24.2 In addition to terminating this Agreement, Rising Software:
(a) may disable Customer’s access to Rising Software™ Software and Services;
(b) may retain any moneys paid;
(c) may charge a reasonable sum for any un-invoiced items;
(d) shall be regarded as discharged from any further obligations under this Agreement;
(e) shall be under no liability to Customer for damages or compensation or any other payment whatsoever;
(f) may immediately erase all Confidential Customer Data stored by Rising Software; and
(g) may pursue any additional or alternative remedies provided by law.
25. Entire Agreement
25.1 Unless stated expressly to the contrary in this Agreement:
(a) this Agreement constitutes the entire agreement between the Parties for the subject matter referred to in this Agreement.
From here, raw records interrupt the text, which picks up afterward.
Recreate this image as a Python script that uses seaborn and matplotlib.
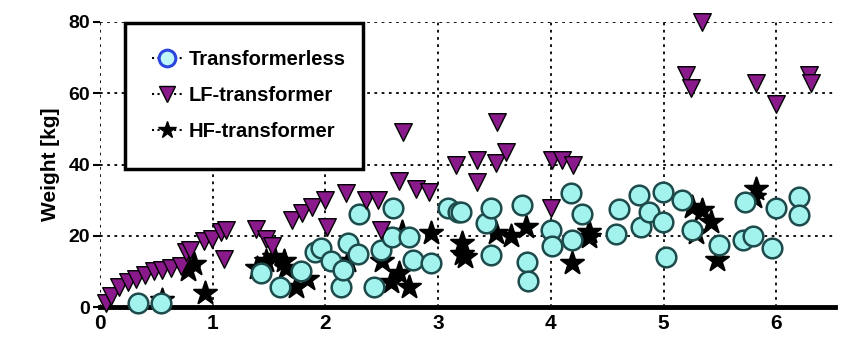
import matplotlib
matplotlib.use("Agg")
import matplotlib.pyplot as plt
from matplotlib.lines import Line2D
import pandas as pd
import seaborn as sns

# data: (x, weight in kg)
lf_x = [0.05, 0.1, 0.17, 0.25, 0.32, 0.4, 0.48, 0.55, 0.63, 0.72, 0.76, 0.8, 0.92, 0.99,
        1.07, 1.12, 1.1, 1.38, 1.47, 1.53, 1.7, 1.79, 1.88, 2.0, 2.01, 2.18, 2.36, 2.47,
        2.49, 2.65, 2.69, 2.8, 2.92, 3.16, 3.34, 3.34, 3.51, 3.52, 3.6, 4.01, 4.1, 4.2,
        4.0, 5.2, 5.24, 5.34, 5.82, 6.0, 6.29, 6.31]
lf_y = [1, 3, 5.5, 7, 8, 9, 10, 10.5, 11, 11.5, 15.5, 16, 18.5, 19,
        21, 21.5, 13.5, 22, 19, 17, 24.5, 26.5, 28, 30, 22.5, 32, 30, 30,
        21.5, 35.5, 49, 33, 32.3, 40, 41.3, 35, 40.5, 52, 43.5, 41.3, 41.3, 40,
        27.8, 65, 61.5, 80, 63, 57, 65, 63]

tl_x = [0.34, 0.54, 1.43, 1.6, 1.78, 1.91, 1.96, 2.05, 2.14, 2.16, 2.2, 2.29, 2.3, 2.43,
        2.49, 2.59, 2.6, 2.74, 2.78, 2.94, 3.09, 3.18, 3.2, 3.42, 3.47, 3.47, 3.74, 3.79,
        3.8, 4.0, 4.01, 4.18, 4.28, 4.19, 4.58, 4.6, 4.78, 4.8, 4.87, 4.99, 4.99, 5.02,
        5.16, 5.25, 5.49, 5.7, 5.72, 5.79, 5.96, 6.0, 6.2, 6.2]
tl_y = [1, 1, 9.5, 5.5, 10, 15.5, 16.5, 13, 5.5, 10.4, 18, 15, 26, 5.5,
        16, 19.7, 27.8, 19.7, 13.2, 12.4, 27.8, 26.7, 26.7, 23.6, 27.8, 14.5, 28.6, 12.5,
        7.3, 21.6, 17, 32, 26, 18.8, 20.5, 27.5, 31.5, 22.5, 26.8, 32.2, 24, 14,
        30, 21.6, 17.5, 18.8, 29.5, 20, 16.6, 27.9, 31, 25.8]

hf_x = [0.55, 0.78, 0.83, 0.93, 1.39, 1.47, 1.54, 1.63, 1.65, 1.74, 1.84, 2.2, 2.5, 2.58,
        2.65, 2.74, 2.68, 2.94, 3.21, 3.24, 3.21, 3.51, 3.65, 3.78, 4.19, 4.34, 4.34,
        5.29, 5.34, 5.25, 5.47, 5.42, 5.8, 5.82]
hf_y = [2, 10.5, 12, 4, 11, 13, 14, 13, 11, 5.6, 8, 13, 13, 7,
        9.5, 5.6, 21, 20.8, 18, 14, 15, 20.8, 20, 22.5, 12.4, 19.7, 21,
        20.8, 27.2, 28, 13.2, 24, 31, 33]

labels = ["Transformerless", "LF-transformer", "HF-transformer"]

lf = pd.DataFrame({"x": lf_x, "y": lf_y})
tl = pd.DataFrame({"x": tl_x, "y": tl_y})
hf = pd.DataFrame({"x": hf_x, "y": hf_y})

sns.set_style("white")
plt.rcParams["font.family"] = ["Liberation Sans", "DejaVu Sans"]
plt.rcParams["font.weight"] = "bold"
plt.rcParams["text.color"] = "black"
plt.rcParams["axes.labelcolor"] = "black"
plt.rcParams["xtick.color"] = "black"
plt.rcParams["ytick.color"] = "black"

fig = plt.figure(figsize=(8.47, 3.47), dpi=100)
ax = fig.add_axes([100 / 847, 40 / 347, 735 / 847, 285 / 347])

purple = "#8a1a8c"
cyan = "#a2f2ee"
teal = "#1d4a4a"

sns.scatterplot(data=hf, x="x", y="y", marker="*", s=300, color="black",
                edgecolor="black", linewidth=1.5, ax=ax, legend=False, clip_on=False, zorder=3)
sns.scatterplot(data=tl, x="x", y="y", marker="o", s=200, color=cyan,
                edgecolor=teal, linewidth=1.8, ax=ax, legend=False, clip_on=False, zorder=4)
sns.scatterplot(data=lf, x="x", y="y", marker="v", s=160, color=purple,
                edgecolor="black", linewidth=1, ax=ax, legend=False, clip_on=False, zorder=5)

ax.set_xlim(0, 6.52)
ax.set_ylim(0, 80)
ax.set_xticks([0, 1, 2, 3, 4, 5, 6])
ax.set_yticks([0, 20, 40, 60, 80])
ax.grid(True, color="black", linestyle=(0, (1.5, 2.5)), linewidth=1.3)
ax.set_axisbelow(True)
for side in ["top", "right", "left"]:
    ax.spines[side].set_visible(False)
ax.spines["bottom"].set_linewidth(3.5)
ax.spines["bottom"].set_color("black")
ax.tick_params(axis="x", direction="in", length=4, width=1.5, labelsize=15, pad=5)
ax.tick_params(axis="y", direction="out", length=5, width=1.5, labelsize=14, pad=2, left=True)
ax.set_xlabel("")
ax.set_ylabel("Weight [kg]", fontsize=15, fontweight="bold", labelpad=6)

handles = [
    Line2D([0], [0], marker="o", linestyle=":", color="black", markersize=12,
           markerfacecolor="#bff6f8", markeredgecolor="#2a45e0", markeredgewidth=2.2),
    Line2D([0], [0], marker="v", linestyle=":", color="black", markersize=11,
           markerfacecolor=purple, markeredgecolor="black"),
    Line2D([0], [0], marker="*", linestyle=":", color="black", markersize=13,
           markerfacecolor="black", markeredgecolor="black"),
]
leg = ax.legend(handles, labels, loc="upper left",
                bbox_to_anchor=(25 / 735, 0, 238 / 735, 284 / 285), mode="expand",
                frameon=True, fancybox=False, framealpha=1, borderpad=1.35, labelspacing=0.85,
                handlelength=1.5, handletextpad=0.3, borderaxespad=0,
                prop={"size": 14.5, "weight": "bold"})
leg.get_frame().set_edgecolor("black")
leg.get_frame().set_linewidth(2.5)
leg.set_zorder(10)

fig.savefig("out.png", dpi=100)
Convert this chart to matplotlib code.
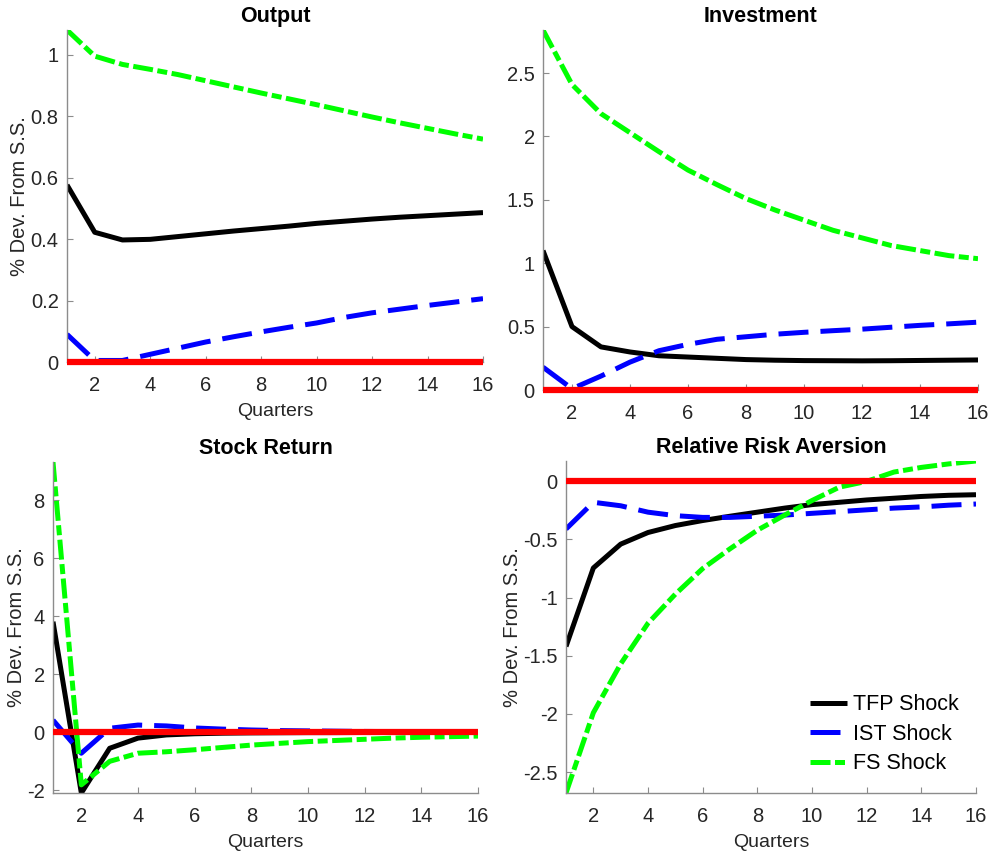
import matplotlib
matplotlib.use("Agg")
import matplotlib.pyplot as plt
from matplotlib.ticker import FuncFormatter
import numpy as np

plt.rcParams['font.family'] = ['Liberation Sans', 'DejaVu Sans']

quarters = list(range(1, 17))

output_tfp = [0.576, 0.422, 0.397, 0.399, 0.408, 0.417, 0.426, 0.434, 0.442, 0.451, 0.458, 0.465, 0.471, 0.476, 0.481, 0.486]
output_ist = [0.09, 0.005, 0.005, 0.025, 0.045, 0.065, 0.082, 0.098, 0.113, 0.127, 0.145, 0.16, 0.172, 0.184, 0.195, 0.206]
output_fs = [1.08, 0.995, 0.968, 0.952, 0.935, 0.915, 0.895, 0.875, 0.856, 0.837, 0.817, 0.797, 0.778, 0.76, 0.742, 0.725]

inv_tfp = [1.10, 0.50, 0.34, 0.30, 0.27, 0.26, 0.25, 0.24, 0.235, 0.232, 0.231, 0.23, 0.231, 0.233, 0.235, 0.237]
inv_ist = [0.18, 0.01, 0.11, 0.22, 0.31, 0.36, 0.40, 0.42, 0.44, 0.455, 0.468, 0.48, 0.495, 0.51, 0.522, 0.535]
inv_fs = [2.84, 2.41, 2.18, 2.03, 1.88, 1.735, 1.62, 1.51, 1.42, 1.34, 1.26, 1.20, 1.14, 1.10, 1.06, 1.036]

ret_tfp = [3.81, -2.09, -0.55, -0.2, -0.09, -0.05, -0.03, -0.02, -0.015, -0.01, -0.01, -0.005, -0.005, 0.0, 0.0, 0.0]
ret_ist = [0.42, -0.72, 0.14, 0.25, 0.22, 0.15, 0.11, 0.08, 0.06, 0.05, 0.04, 0.03, 0.025, 0.02, 0.02, 0.02]
ret_fs = [9.31, -1.81, -1.0, -0.72, -0.67, -0.6, -0.52, -0.44, -0.38, -0.32, -0.28, -0.24, -0.2, -0.17, -0.15, -0.13]

rra_tfp = [-1.42, -0.745, -0.54, -0.44, -0.38, -0.337, -0.30, -0.265, -0.23, -0.20, -0.18, -0.16, -0.145, -0.13, -0.12, -0.115]
rra_ist = [-0.41, -0.18, -0.21, -0.265, -0.295, -0.31, -0.31, -0.30, -0.29, -0.275, -0.26, -0.245, -0.23, -0.22, -0.205, -0.195]
rra_fs = [-2.68, -1.99, -1.57, -1.22, -0.97, -0.75, -0.58, -0.42, -0.29, -0.165, -0.05, 0.0, 0.08, 0.12, 0.15, 0.175]

steady_state = [0.0] * 16

titles = ["Output", "Investment", "Stock Return", "Relative Risk Aversion"]
series_labels = ["TFP Shock", "IST Shock", "FS Shock"]
ylabel_text = "% Dev. From S.S."
xlabel_text = "Quarters"

yticks_list = [
    [0, 0.2, 0.4, 0.6, 0.8, 1],
    [0, 0.5, 1, 1.5, 2, 2.5],
    [-2, 0, 2, 4, 6, 8],
    [-2.5, -2, -1.5, -1, -0.5, 0],
]
xticks = [2, 4, 6, 8, 10, 12, 14, 16]

W, H = 995, 858
fig = plt.figure(figsize=(W / 100, H / 100), dpi=100)

def rect(l, r, t, b):
    return [l / W, 1 - b / H, (r - l) / W, (b - t) / H]

positions = [
    rect(67, 483, 30, 362),
    rect(543, 978, 30, 390),
    rect(53, 478, 462, 793),
    rect(566, 976, 461, 793),
]

data = [
    (output_tfp, output_ist, output_fs),
    (inv_tfp, inv_ist, inv_fs),
    (ret_tfp, ret_ist, ret_fs),
    (rra_tfp, rra_ist, rra_fs),
]

has_ylabel = [True, False, True, True]
has_xlabel = [True, False, True, True]

lw = 3.6
tick_col = '#262626'
axis_col = '#8c8c8c'
fmt = FuncFormatter(lambda v, p: ('%g' % v))

for i in range(4):
    ax = fig.add_axes(positions[i])
    tfp, ist, fs = data[i]
    l1, = ax.plot(quarters, tfp, color='black', lw=lw, solid_capstyle='butt', label=series_labels[0])
    l2, = ax.plot(quarters, ist, color='#0000ff', lw=lw, linestyle=(0, (6, 2.4)), label=series_labels[1])
    l3, = ax.plot(quarters, fs, color='#00ff00', lw=lw, linestyle=(0, (4, 0.9, 2, 0.9)), label=series_labels[2])
    ax.plot(quarters, steady_state, color='#ff0000', lw=4.5, solid_capstyle='butt', clip_on=False, zorder=3)
    allv = list(tfp) + list(ist) + list(fs) + steady_state
    ax.set_xlim(1, 16)
    ax.set_ylim(min(allv), max(allv))
    ax.set_xticks(xticks)
    ax.set_yticks(yticks_list[i])
    ax.yaxis.set_major_formatter(fmt)
    for s in ['top', 'right']:
        ax.spines[s].set_visible(False)
    for s in ['left', 'bottom']:
        ax.spines[s].set_color(axis_col)
        ax.spines[s].set_linewidth(1.0)
    ax.tick_params(direction='in', length=4, width=0.8, color=axis_col, labelcolor=tick_col,
                   labelsize=14.5)
    ax.tick_params(axis='x', pad=10)
    ax.tick_params(axis='y', pad=6)
    ax.set_title(titles[i], fontsize=15.5, fontweight='bold', pad=6)
    if has_ylabel[i]:
        ax.set_ylabel(ylabel_text, fontsize=14.5, color=tick_col, labelpad=1)
    if has_xlabel[i]:
        ax.set_xlabel(xlabel_text, fontsize=14, color=tick_col, labelpad=6)
    if i == 3:
        ax.legend(handles=[l1, l2, l3], loc='lower right', bbox_to_anchor=(0.98, 0.03),
                  frameon=False, fontsize=15.5, handlelength=1.7, handletextpad=0.3,
                  labelspacing=0.4, borderaxespad=0.0)

fig.savefig('out.png', dpi=100)
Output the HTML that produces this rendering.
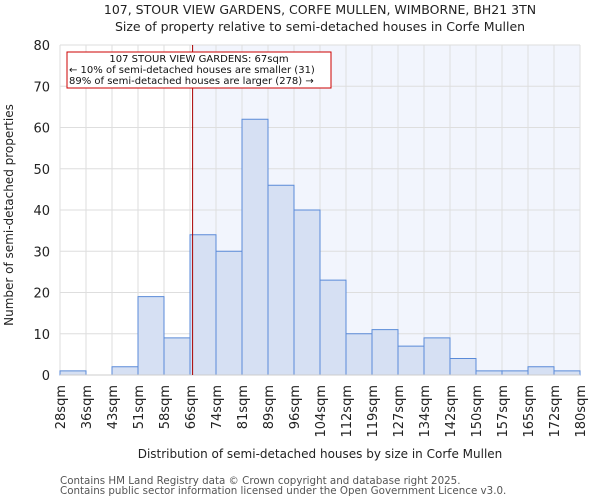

Any prior arrangements, agreements, representations or undertakings are superseded;
(b) this Agreement is not to be construed as creating a joint venture, partnership or agency situation between the Parties. No Party may represent that there exists such a relationship between the Parties;
(c) no Party may bind another Party to any agreements, arrangements, contracts or understanding or represent that they have such authority; and
(d) no modification or alteration of any provision of this Agreement shall be valid except in writing signed by each Party save that Rising Software/Customer may on 30 days’ notice change any term of this Agreement and in such a case Customer/Rising Software may terminate this Agreement during that notice period without further obligation.
26. Governing Law
26.1 This Agreement shall be governed by and construed according to the law of Victoria, Australia
26.2 The Parties irrevocably submit to the exclusive jurisdiction of the Courts of Victoria, Australia and the Commonwealth of Australia. Any proceedings in a Commonwealth Court shall be commenced in Victoria, Australia.